Where Conventional Models Fall Short
- Uncontrolled data flow: local state sprawl and props drilling introduce unpredictability.
- Mutation leaks: shared state can be altered accidentally, producing non-deterministic bugs.
- Weak traceability: state transitions lack consistent, auditable labeling.
- Fragile streams: a single subscriber failure can cascade across the system.
- Low auditability: reconstructing historical state is often impossible.
In regulated systems, these are not developer inconveniences. They represent real operational and compliance risk.
A Worker-Based Model for Resilient State
A Worker-Based State Management approach shifts the design priority from convenience to control. It emphasises immutability, determinism, and audit-grade transparency.
- Single source of truth: centralised control with explicit mutation points.

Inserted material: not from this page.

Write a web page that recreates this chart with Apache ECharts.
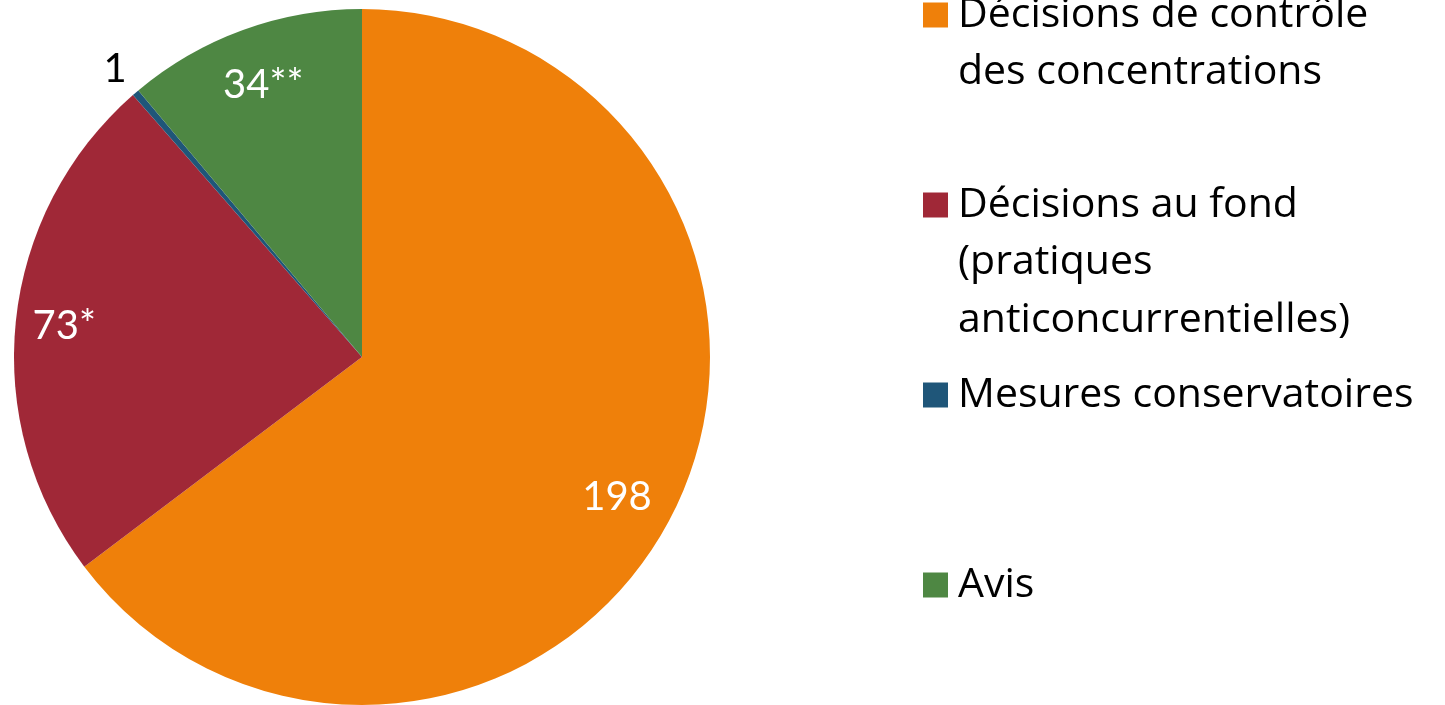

- Deep immutability: every transition produces a new state tree.
- Action logging: all changes are tied to named, typed actions.
- Subscriber safety: failures are isolated without breaking state flow.
- Deterministic serialization: JSON-safe states restorable at any point.
- Regulatory rehydration: historical snapshots support audits and investigations.
Strategic Design Principles
- Plain data structures only, no hidden behaviour.
- Deep cloning on every state transition.
- Strictly controlled, typed action identifiers.
- Isolated and fault-tolerant subscriptions.
- Minimal boilerplate with native DevTools integration.
Why It Matters
Critical systems are judged not by delivery speed, but by how they behave under stress:
- Can state be audited and explained?
- Can the system recover without escalating risk?
- Can compliance teams verify integrity without ambiguity?
Front-end state is no longer a UI concern. It is part of the institution’s operational fabric and must be engineered with the same discipline as any regulated data flow.
The Way Forward
Evolving state management toward models built for compliance and resilience ensures systems are not merely convenient for developers, but trustworthy for regulators, risk officers, and business stakeholders.
A Worker-Based State Management model is one path toward that alignment—delivering flexibility without sacrificing determinism, and ensuring systems are built to endure.